Kabupaten Bima, Kahaba.- Kucuran anggaran untuk Festival Keraton Nasional (FKN) yang rencananya dihelat tanggal 6 – 9 September mendatang, mulai berkurang. Yang semula diusulkan belasan miliar, oleh DPRD Kabupaten Bima menyetujuinya sebanyak Rp 5 miliar.
Namun, oleh Pemerintah Kabupaten Bima hanya bisa menggelontorkan dana kurang dari Rp 2 miliar.
Kendati demikian, Ketua Majelis Adat Bima, Dr. Hj. Siti Maryam Salahuddin mengaku tetap melaksanakan kegiatan Nasional tersebut, karena menyangkut nama baik daerah ditingkat Nasional bahkan Internasional. “Jika memang anggarannya tidak ada, saya akan menjual tanah saya. Yang penting kegiatan FKN harus terlaksana,” ujarnya.
Saat menggelar konfrensi pers di kediamannya Museum Samparaja Lingkungan Karara Kelurahan Monggonao Kota Bima, perempuan yang biasa disapa Ina Ka’u Mari itu mengaku dirinya mengetahui pengurangan anggaran dari persetujuan Dewan, setelah diberitahu Kepala Dinas Pariwisata Kabupaten Bima.
Mendengar anggaran kurang dari Rp 2 miliar itu, ia mengaku untuk kegiatan FKN, dirasa tidak cukup. Karena kegiatan yang mendatangkan sebanyak 48 Kesultananan, butuh biaya yang cukup. “Kami menghitung, anggarannya bisa cukup jika diatas Rp 3 miliar,” sebutnya.
Ia menjelaskan, penggunaan anggaran untuk FKN tidak sedikit. Karena biaya akomodasi Sultan dan Istrinya selama berada di Bima, ditanggung oleh penyelenggara. Demikian pula untuk rombongan dari 48 Kesultanan tersebut. Karena hotel dan penginapan tidak mencukupi, nanti rencananya akan disebar ke pemukiman warga.

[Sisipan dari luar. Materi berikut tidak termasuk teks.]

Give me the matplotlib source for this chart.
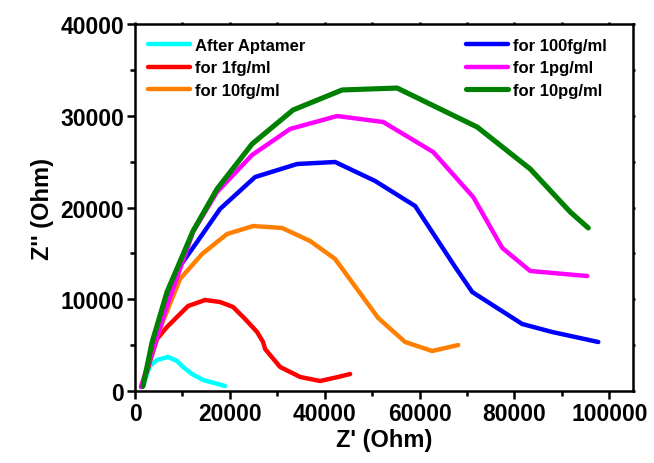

“Rombongan yang menginap di rumah warga, juga menjadi tanggungan panitia. Jumlah rombongan yang akan hadir, satu Kesultanan bisa mencapai ratusan orang. Belum lagi bicara tekhnis acara dan segala kebutuhannya,” katanya.
Perempuan yang tahun ini memasuki usia 83 tahun itu menegaskan, menyelenggarakan FKN tiap dua tahun sekali itu bukan semata-mata mencari untung. Tapi memperkenalkan kepada dunia tentang budaya daerah Bima.
“Kita ini besar dari Budaya. Bima sendiri memiliki sejarah budaya yang kuat. Kita akan memperkenalkan budaya ini, sebagai bentuk kebanggaan kita terhadap daerah dan bangsa lain,” tegasnya.
Ina Ka’u Mari mengakui, sejak dimulainya FKN pertama di Solo Tahun 1995, kemudian Tahun 1997 di Cirebon, Bima pernah diminta untuk menjadi tuan rumah di Tahun 1999. Karena tidak memiliki kesiapan, akhirnya dialihkan ke Kutai. Kemudian di Jogja, Palembang, Solo, Makassar dan terakhir dilaksanakan di Baubau Kabupaten Buton Sulawesi Tenggara pada Tahun 2012.
Setelah dari Buton, lanjutnya, FSKN meminta kesediaan Bima untuk menjadi tuan rumah. “Semua Keraton meminta Tahun 2014 diadakan di Bima, dan kami diminta untuk tidak menolaknya. Hampir semua Sultan penasaran dengan budaya Bima yang dikenal utuh dengan peninggalan sejarah,” jelasnya.
Karena sudah dipercaya, pihaknya tidak ingin menunda dan menolak perhelatan akbar yang memiliki nilai sejarah tersebut. Kendati anggaran minim, pihaknya tetap akan melaksanakannya dengan segala keterbatasan.
Ia menambahkan, untuk undangan yang hadir, selain 48 Kesultanan, juga akan diundang Kesultanan Negara Tetangga. “Saat pembukaannya nanti, juga akan dihadiri sejumlah Menteri dan Gubernur Provinsi NTB,” tambahnya.
Ditanya apakah ada perhatian dari Pemerintah Kota Bima dan Provinsi NTB, Maryam mengaku belum membicarakannya. “Saya belum menyampaikan tentang hal ini. Semoag saja ada sinyal baik,” harapnya.